Si la France, en dehors de sa représentation parlementaire, comptait seulement un petit nombre d’hommes de bonne volonté pénétrés de l’importance du problème social, assez convaincus pour l’exposer simplement, en affirmant le droit à la vie, et consentant à ne pas le résoudre à leur profit personnel, au moins quant aux petits intérêts, ils pourraient créer un mouvement social formidable : le peuple est las des mystificateurs, mais il suivra ceux qui lui parleront avec franchise et sympathie, sans esprit de secte, au nom de la solidarité humaine. L’attitude de ces ouvriers nouveaux de la Révolution est facile à préciser, conforme encore aujourd’hui à ce qu’elle était hier :

Sans croire aux absolus, ils vont vers quelque chose de meilleur. Ils comprennent que toute hypertrophie sentimentale témoignerait d’un mysticisme nouveau ; ils n’élèvent point d’idoles de peur d’être bientôt dans l’obligation de les renverser ; leur Liberté n’a pas d’autels, il ne faut pas que l’oppression et la persécution puissent s’exercer en son nom, et c’est la déesse qui n’existe pas. Pour eux pas de halte, la bonne auberge n’est que de passage, et, la mort exceptée, nulle paix définitive. — Mais le bonheur est en dehors des fictions paradisiaques et des terres promises, il naît d’une activité généreuse sans obligation et du reflet immortel de nous-mêmes que nous avons vu dans les yeux des autres.

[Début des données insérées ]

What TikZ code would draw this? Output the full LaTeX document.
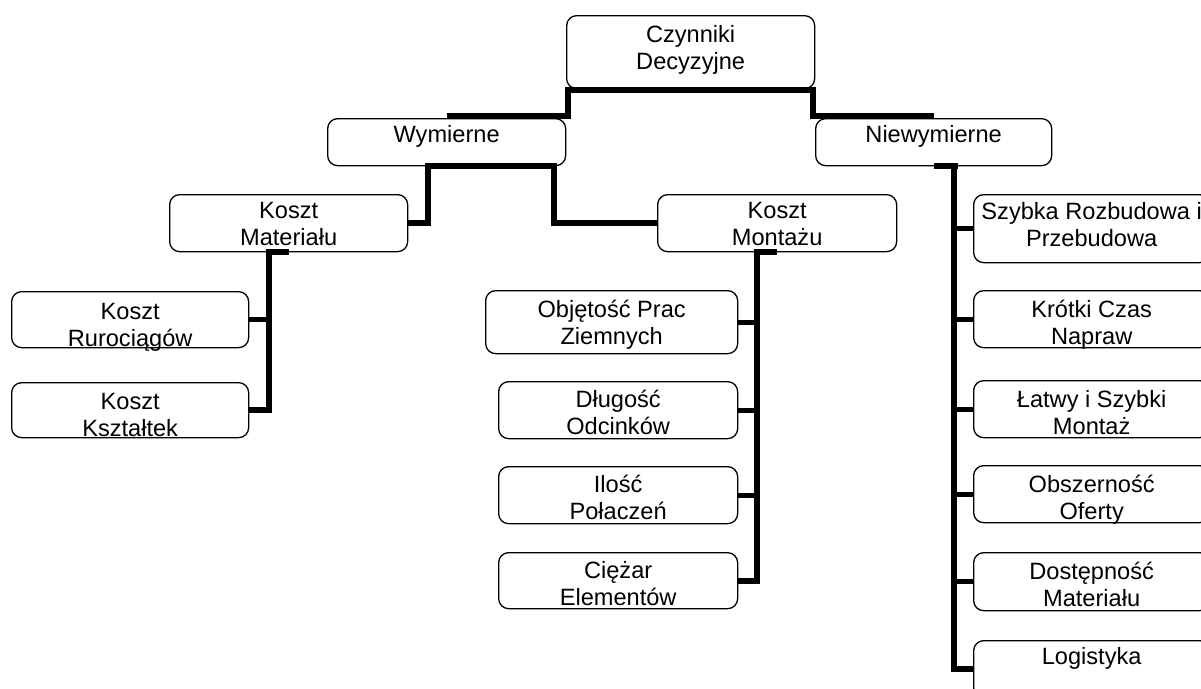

Tournons-nous donc vers les pauvres et ne leur demandons pas trop, n’allons pas, comme cet illuminé dont parle Ibsen, présenter partout la « créance idéale » sans en vouloir rien rabattre et comprenons aussi que les faibles n’avanceront que si le but leur est montré tout proche ; respectons chez eux cette illusion nécessaire à leur progrès.

Il convient de rester en communication directe avec la foule et de lui parler sans ambition, car le temps de l’ambition est passé ; il faut lui proposer avec amour nos idées les plus précises, confronter notre sensibilité à la sienne, lui offrir quelque image de notre rêve et de ce but lointain vers lequel notre esprit d’aventures veut l’entraîner ; et puisqu’en somme il ne s’agit que de la liberté de vivre pour réaliser ce grand but de l’humanité qui est l’affranchissement des individus, indiquons la question sociale sur les points matériels les plus directs : le pain, l’abri, l’instruction mutuelle. Par ces moyens nous abrogerons la loi de famine qui soutient l’ordre actuel, nous en finirons avec l’assassinat économique et nous consacrerons une liberté réelle qui permettra aux hommes qui le voudront — il se peut qu’on ne veuille rien — de se soustraire à l’exploitation qui les diminue sans profit pour personne.